En cualquier caso, valdría la pena pensar cómo enseñamos a escribir, y no sólo cómo escribimos a lo largo de los años, sino qué clase de estímulo cerebral promovemos en nuestros propios cráneos. A lo mejor nos va la vida en ello, o por lo menos, la calidad de vida.
Y si no se puede andar por ahí con un cuchillo en la mano, por lo menos queda la pluma.
NOTICIAS
1. Ifi, la gata del IF, apareció por la puerta justo cuando estaba por escribir su noticia de hoy. Me miró, maulló, pegó un salto hasta la pila de libros donde le gusta ponerse y maulló otra vez. Es como si supiera que ahora le toca a ella, como si me hubiera pillado la vibra.

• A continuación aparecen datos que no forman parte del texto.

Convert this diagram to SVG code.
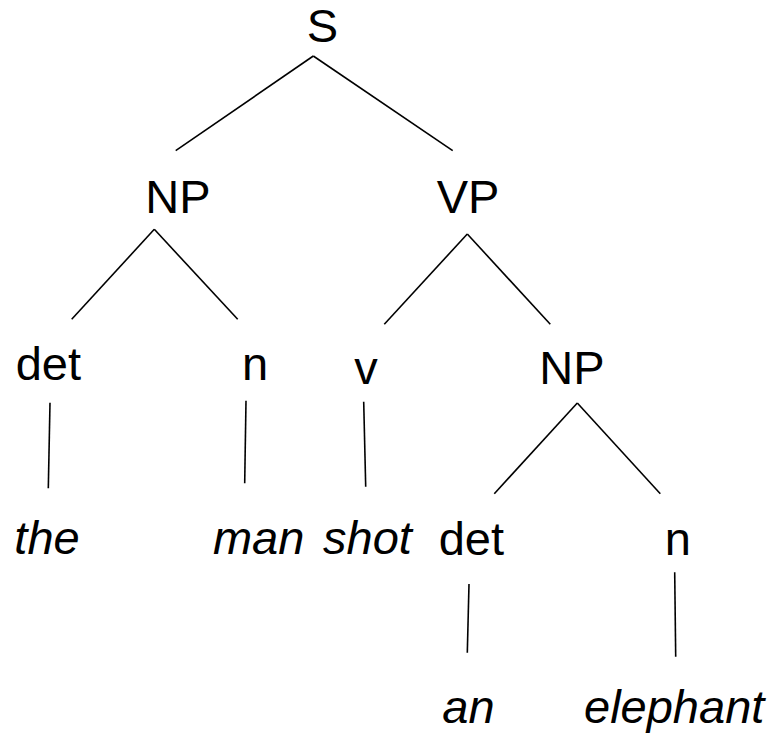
<svg xmlns="http://www.w3.org/2000/svg" width="771" height="734" viewBox="0 0 771 734">
<style>
text{font-family:"Liberation Sans",Arial,sans-serif;font-size:47px;fill:#000;text-anchor:middle}
.w{font-style:italic}
line{stroke:#000;stroke-width:1.6}
</style>
<rect width="771" height="734" fill="#fff"/>
<g id="connectors">
<line x1="313.3" y1="56" x2="175.7" y2="150.7"/>
<line x1="313.3" y1="56" x2="452.7" y2="150.7"/>
<line x1="154.3" y1="229.3" x2="71.7" y2="319.3"/>
<line x1="154.3" y1="229.3" x2="237.7" y2="319.3"/>
<line x1="467.3" y1="234" x2="384.3" y2="324.3"/>
<line x1="467.3" y1="234" x2="550.3" y2="324.3"/>
<line x1="577.3" y1="403" x2="494.3" y2="493.7"/>
<line x1="577.3" y1="403" x2="660.3" y2="493.7"/>
<line x1="50" y1="402.7" x2="48.3" y2="488.3"/>
<line x1="246" y1="400.7" x2="244.7" y2="483.3"/>
<line x1="363.7" y1="401.7" x2="365.7" y2="486.7"/>
<line x1="469" y1="584" x2="467.3" y2="652.7"/>
<line x1="674.7" y1="572.3" x2="675.7" y2="656.7"/>
</g>
<g id="S"><text x="322.5" y="42">S</text></g>
<g id="NP1"><text x="178" y="213">NP</text></g>
<g id="VP"><text x="468" y="213">VP</text></g>
<g id="det1"><text x="48.3" y="380">det</text></g>
<g id="n1"><text x="255" y="380">n</text></g>
<g id="v"><text x="366" y="384">v</text></g>
<g id="NP2"><text x="572" y="384">NP</text></g>
<g id="det2"><text x="471.3" y="555">det</text></g>
<g id="n2"><text x="677.7" y="555">n</text></g>
<g id="the"><text class="w" x="47" y="554">the</text></g>
<g id="man"><text class="w" x="258.7" y="554">man</text></g>
<g id="shot"><text class="w" x="367.5" y="554">shot</text></g>
<g id="an"><text class="w" x="468.5" y="723">an</text></g>
<g id="elephant"><text class="w" x="584" y="723" style="text-anchor:start">elephant</text></g>
</svg>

2. Ya lo saben, echar una mano a la Niusléter es fácil y barato. Sólo tienen que ir a esta página. Luego se olvidan y pueden leer sin culpa, ya que la cosa sigue siendo gratis igualmente. Antes decía que esta especie de aplauso monetario y virtual me ayudaba a seguir escribiendo viernes tras viernes, pero no es verdad. O lo fue y ya no lo es. Pienso seguir haciéndola durante mucho tiempo. Muchos de ustedes se desuscribirán por el camino, y eso está bien, otros seguirán. Yo seguiré simplemente porque escribir estos artículos le hace bien a mi cerebro y a mi espíritu. Los poemas están en Paseante Extranjero.
3. El otro día, en un café, me preguntaron a qué me dedico. Iba a decir que soy escritor, o poeta, pero me dio vergüenza, o me pareció inexacto. Dije que hago libros, algunos escribiéndolos, otros con basura, otros sólo editándolos. A lo mejor dije demasiado. Se hagan como se hagan los libros, hacerlos requiere de un secreto que uno debe guardar como si fuera un tesoro, porque es el motivo, la inspiración, el motor que los hace posibles. Sin secreto no hay artista, sólo imitadores y loros.
4. Ayer me compré una antología de poesía medieval galaicoportuguesa en uno de esos puestos de libros usados en Tribunales. Al cobrarme, el librero me miró decepcionado, no sé si era porque el libro sólo costaba 500 pesos, o por algo que habrá detectado en mí.